I know you like these leaking water stories...Well, I forgot to write about another one today..It's late. My old cat Kikipeepee gets up on my lap around midnight and wants to be petted, stroked and brushed. I think she has 'Sundowner's Alz' because she sleeps all day, to the swaying of the ARK, and is up at midnight, the ONLY one awake with me every night! Not bad for an 18 yr old..Us two old farts!
Anyway, picture this. We pull into a quiet state park in Washington and some of the parks have a dump station so you can get rid of your black and gray water very conveniently and for about $5..Honor system. Thought we'd try it out today. It's lunchtime so let's pull over.
I got the bright idea to really, really rinse out the toilet with the local hose that wasn't being used (a tip from Pam) and let me preface this by saying that I have one black ten year old cat who is the only one I worry may bolt out the side door one of these days. She likes to hide in the bathroom inside the clean igloo litter box when I drive. Makes a girl feel safe, I guess. Anywho, I decide to turn on the hose, after I am hooked up to the dump hole outside and crimp the hose, bring it in the side door and open the bathroom door a crack. Ok, Cuatro is in her igloo. For now...
Being the multi-tasker I have been infamous for, I put the hose down the toilet, stepping on the lever that opens the trap door so it will run full open. I notice that we had a spillage of acidophyllus tablets during my driving jaunt and I'll pick them up WHILE keeping an eye on the cat. She slips out momentarily and I managed to grab her while still having my foot on the lever. The water is running and flushing out the toilet like it should. All systems go! Then I noticed that I need to clean out the litter box, so Cuatro can have fresh bedding so I get out the pooper scooper and start in my project, one foot still on the lever and just finished with the last squished tablet in the trash when the cat gets out into the hallway again! This time I see her moving towards the door and Washingtonian freedom so I fly out of the bathroom and grab her, thank God, oops! I forgot the lever!
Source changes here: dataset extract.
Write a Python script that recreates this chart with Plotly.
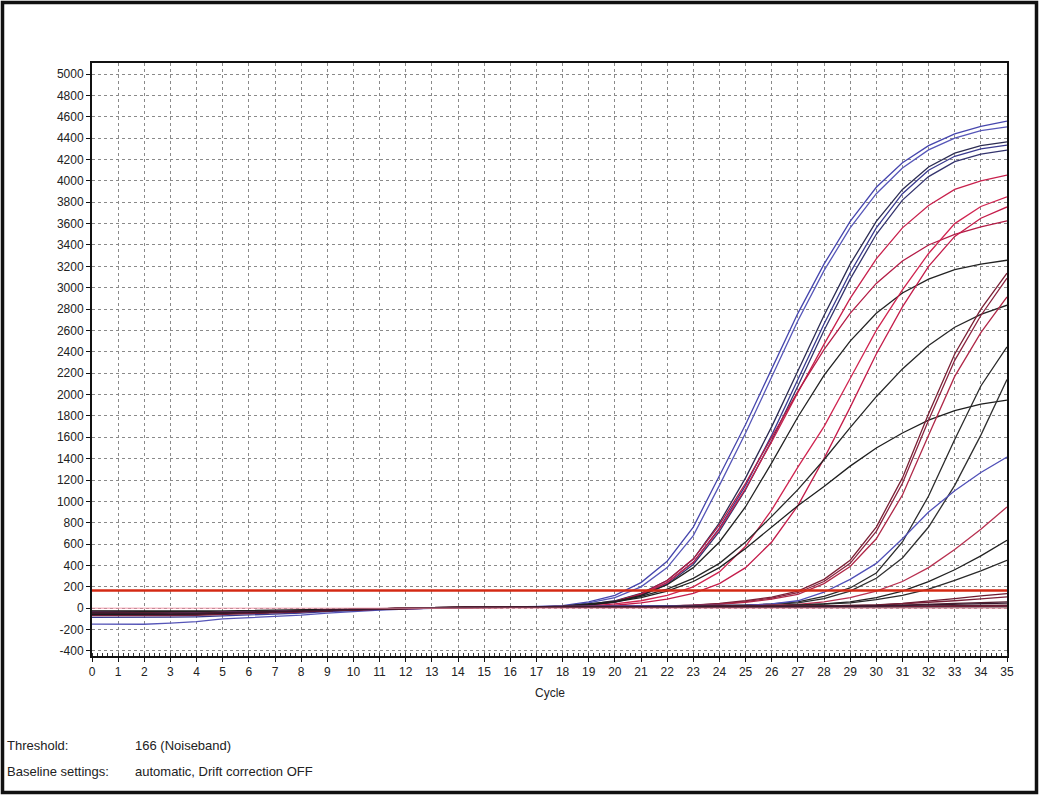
import plotly.graph_objects as go

cycles = list(range(0, 36))
threshold = 166
x_ticks = list(range(0, 36))
y_ticks = list(range(-400, 5001, 200))

A1 = [-40,-42,-44,-45,-44,-40,-35,-30,-25,-18,-10,-5,0,5,8,10,12,14, 25,60,120,240,440,760,1240,1720,2240,2760,3220,3620,3940,4170,4330,4440,4510,4560]
A2 = [-148,-150,-150,-140,-125,-100,-90,-78,-65,-45,-30,-18,-8,0,5,8,10,12, 20,50,100,200,380,680,1150,1640,2160,2690,3160,3560,3880,4120,4290,4400,4470,4505]
B1 = [-60,-62,-62,-60,-56,-50,-44,-38,-30,-20,-12,-5,0,4,6,8,10,12, 15,35,70,140,260,460,800,1220,1700,2220,2740,3220,3620,3920,4130,4260,4330,4365]
B2 = [-85,-86,-86,-84,-80,-72,-64,-55,-45,-32,-20,-10,-3,3,6,8,10,12, 15,30,60,125,240,430,750,1150,1620,2140,2660,3140,3560,3880,4100,4230,4300,4334]
B3 = [-50,-55,-58,-60,-58,-52,-46,-40,-32,-22,-12,-5,0,5,8,10,12,13, 12,28,55,115,225,410,720,1110,1570,2080,2600,3080,3500,3820,4040,4180,4250,4287]
C1 = [-60,-62,-62,-60,-56,-50,-44,-38,-30,-20,-12,-5,0,4,6,8,10,12, 12,28,60,125,240,430,740,1120,1560,2020,2470,2900,3270,3560,3770,3920,4000,4053]
C4 = [-40,-42,-44,-45,-44,-40,-35,-30,-25,-18,-10,-5,0,5,8,10,12,14, 15,32,65,135,260,460,780,1170,1600,2030,2420,2760,3040,3250,3400,3500,3570,3625]
D1 = [-50,-55,-58,-60,-58,-52,-46,-40,-32,-22,-12,-5,0,5,8,10,12,13, 15,30,60,120,220,380,620,950,1360,1790,2180,2500,2760,2950,3080,3170,3220,3257]
R1 = [-30,-32,-34,-36,-36,-34,-30,-25,-20,-13,-6,0,4,6,8,10,11,12, 12,20,40,70,120,200,340,580,920,1320,1700,2150,2600,2980,3320,3600,3760,3850]
R2 = [-60,-62,-62,-60,-56,-50,-44,-38,-30,-20,-12,-5,0,4,6,8,10,12, 10,15,28,50,85,140,230,380,620,960,1400,1880,2380,2820,3200,3480,3650,3756]
D2 = [-30,-32,-34,-36,-36,-34,-30,-25,-20,-13,-6,0,4,6,8,10,11,12, 20,40,65,110,180,280,420,620,860,1110,1390,1690,1980,2240,2460,2630,2750,2836]
D3 = [-25,-27,-28,-28,-26,-24,-20,-16,-12,-8,-4,0,3,6,8,10,11,12, 18,35,60,100,160,250,380,560,760,960,1140,1330,1500,1640,1760,1850,1910,1947]
E1 = [-50,-55,-58,-60,-58,-52,-46,-40,-32,-22,-12,-5,0,5,8,10,12,13, 14,15,16,18,22,30,45,70,105,160,270,450,760,1220,1820,2380,2800,3136]
E2 = [-60,-62,-62,-60,-56,-50,-44,-38,-30,-20,-12,-5,0,4,6,8,10,12, 12,13,14,16,20,28,40,62,95,145,250,420,720,1170,1760,2320,2740,3089]
E3 = [-40,-42,-44,-45,-44,-40,-35,-30,-25,-18,-10,-5,0,5,8,10,12,14, 14,14,15,17,21,27,37,55,85,130,230,390,650,1060,1620,2170,2580,2914]
F1 = [-60,-62,-62,-60,-56,-50,-44,-38,-30,-20,-12,-5,0,4,6,8,10,12, 12,13,14,15,17,20,24,30,40,60,110,190,330,620,1050,1580,2080,2446]
F2 = [-50,-55,-58,-60,-58,-52,-46,-40,-32,-22,-12,-5,0,5,8,10,12,13, 13,13,14,15,16,18,22,28,36,50,90,160,280,470,760,1150,1620,2140]
G1 = [-40,-42,-44,-45,-44,-40,-35,-30,-25,-18,-10,-5,0,5,8,10,12,14, 14,15,15,16,18,20,24,30,40,70,150,270,420,650,900,1100,1270,1416]
G2 = [-60,-62,-62,-60,-56,-50,-44,-38,-30,-20,-12,-5,0,4,6,8,10,12, 12,12,13,14,15,17,20,24,28,35,60,100,160,250,380,550,740,948]
H1 = [-50,-55,-58,-60,-58,-52,-46,-40,-32,-22,-12,-5,0,5,8,10,12,13, 13,13,14,14,15,16,18,20,24,30,40,60,100,160,250,360,490,636]
H2 = [-60,-62,-62,-60,-56,-50,-44,-38,-30,-20,-12,-5,0,4,6,8,10,12, 12,12,12,13,14,15,16,18,22,28,36,50,80,120,180,260,350,449]
I1 = [-50,-55,-58,-60,-58,-52,-46,-40,-32,-22,-12,-5,0,5,8,10,12,13, 13,13,13,14,14,15,16,17,18,20,22,26,32,45,65,90,115,137]
I2 = [-60,-62,-62,-60,-56,-50,-44,-38,-30,-20,-12,-5,0,4,6,8,10,12, 12,12,12,12,13,13,14,15,16,17,19,22,28,40,55,70,88,106]
I3 = [-40,-42,-44,-45,-44,-40,-35,-30,-25,-18,-10,-5,0,5,8,10,12,14, 14,14,14,14,15,15,16,16,17,18,20,22,26,30,35,45,52,59]
I4 = [-50,-55,-58,-60,-58,-52,-46,-40,-32,-22,-12,-5,0,5,8,10,12,13, 13,13,13,13,13,14,14,14,15,15,16,17,18,20,22,24,26,28]
I5 = [-60,-62,-62,-60,-56,-50,-44,-38,-30,-20,-12,-5,0,4,6,8,10,12, 12,12,11,11,11,10,10,10,10,10,10,11,11,11,11,12,12,12]
K1 = [-70,-72,-72,-70,-66,-60,-52,-44,-35,-24,-14,-6,0,4,6,8,10,12, 12,12,12,12,12,12,12,12,12,13,13,13,14,14,15,16,18,20]
K2 = [-45,-48,-50,-52,-50,-46,-40,-34,-27,-19,-10,-4,1,5,8,10,11,12, 12,12,12,12,12,13,13,13,14,15,16,18,21,25,30,36,42,48]

series = [
    ("A1", A1, "#4646ad"), ("A2", A2, "#5656b8"),
    ("B1", B1, "#2c2c52"), ("B2", B2, "#3a3a90"), ("B3", B3, "#34346e"),
    ("C1", C1, "#c8204c"), ("C4", C4, "#b41c46"),
    ("D1", D1, "#222222"),
    ("R1", R1, "#d02450"), ("R2", R2, "#c41c4a"),
    ("D2", D2, "#262626"), ("D3", D3, "#1e1e1e"),
    ("E1", E1, "#7a2035"), ("E2", E2, "#8a2440"), ("E3", E3, "#b02848"),
    ("F1", F1, "#2a2a2a"), ("F2", F2, "#303030"),
    ("G1", G1, "#5050b8"), ("G2", G2, "#b83050"),
    ("H1", H1, "#222222"), ("H2", H2, "#2a2a2a"),
    ("I1", I1, "#6a1a30"), ("I2", I2, "#7a2038"), ("I3", I3, "#552030"),
    ("I4", I4, "#602030"), ("I5", I5, "#1e1e1e"),
    ("K1", K1, "#701c38"), ("K2", K2, "#3a1a30"),
]

fig = go.Figure()
for name, vals, col in series:
    fig.add_trace(go.Scatter(x=cycles, y=vals, mode="lines", name=name,
                             line=dict(color=col, width=1.3), showlegend=False,
                             hoverinfo="skip"))

# noiseband lower line and threshold
fig.add_trace(go.Scatter(x=[0, 35], y=[0, 0], mode="lines", showlegend=False,
                         line=dict(color="rgba(240,140,160,0.6)", width=1.5), hoverinfo="skip"))
fig.add_trace(go.Scatter(x=[0, 35], y=[threshold, threshold], mode="lines", showlegend=False,
                         line=dict(color="#d42a14", width=2.5), hoverinfo="skip"))

ML, MR, MT, MB = 92, 32, 63, 140
W, H = 1039, 796
PW, PH = W - ML - MR, H - MT - MB

def px_to_paper_x(px):
    return (px - ML) / PW

def px_to_paper_y(py):
    return (H - MB - py) / PH

font_family = "Liberation Sans, Arial, sans-serif"

fig.update_layout(
    width=W, height=H,
    margin=dict(l=ML, r=MR, t=MT, b=MB, pad=0),
    paper_bgcolor="white", plot_bgcolor="white",
    font=dict(family=font_family, size=12, color="#222222"),
    xaxis=dict(range=[0, 35], tickmode="array", tickvals=x_ticks,
               ticktext=[str(v) for v in x_ticks],
               showgrid=True, gridcolor="#8a8a8a", griddash="dot", gridwidth=1,
               zeroline=False, showline=True, linecolor="#111111", linewidth=2,
               mirror=True, ticks="outside", ticklen=4, tickcolor="#111111",
               tickfont=dict(size=12, color="#222222"),
               minor=dict(dtick=0.2, ticks="inside", ticklen=3, tickcolor="#333333",
                          showgrid=False)),
    yaxis=dict(range=[-447, 5103], tickmode="array", tickvals=y_ticks,
               ticktext=[str(v) for v in y_ticks],
               showgrid=True, gridcolor="#8a8a8a", griddash="dot", gridwidth=1,
               zeroline=False, showline=True, linecolor="#111111", linewidth=2,
               mirror=True, ticks="outside", ticklen=4, tickcolor="#111111",
               tickfont=dict(size=12, color="#222222")),
)

# outer frame
fig.add_shape(type="rect", xref="paper", yref="paper",
              x0=px_to_paper_x(2.5), x1=px_to_paper_x(1036.5),
              y0=px_to_paper_y(792.5), y1=px_to_paper_y(2.5),
              line=dict(color="#111111", width=3.5), layer="above")

fig.add_annotation(text="Cycle", xref="paper", yref="paper", x=0.5,
                   y=px_to_paper_y(693), showarrow=False,
                   font=dict(size=12, color="#222222"), xanchor="center", yanchor="middle")

labels = [("Threshold:", "166 (Noiseband)", 745),
          ("Baseline settings:", "automatic, Drift correction OFF", 771)]
for lab, val, py in labels:
    fig.add_annotation(text=lab, xref="paper", yref="paper", x=px_to_paper_x(5),
                       y=px_to_paper_y(py), showarrow=False, xanchor="left",
                       yanchor="middle", font=dict(size=13, color="#222222"))
    fig.add_annotation(text=val, xref="paper", yref="paper", x=px_to_paper_x(133),
                       y=px_to_paper_y(py), showarrow=False, xanchor="left",
                       yanchor="middle", font=dict(size=13, color="#222222"))

fig.write_html("out.html")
The toilet is now OVERFLOWING (Yes, my cup and toilet runneth over!) so I multitask again by opening the toilet seat lid, stepping on the lever, throwing the cat in the igloo and crimping the hose - Got a few sopped towels out of the deal and it just seems that we are SOOOO appropriately named "The ARK" that I wondered again if Mr.or Mrs. Noah ever had such things happen. I had a book behind the toilet, Jim Harriet Veterinary Stories, to block my Cuatro from going down this little compartment. It's wet but not ruined, I don't think... Ugh! You know, Scriptures tells us NOTHING about what happened on the ARK except when Noah wanted to let the birdies fly and discover land. I think they all had a pact - What happens on the ARK, stays on the ARK!"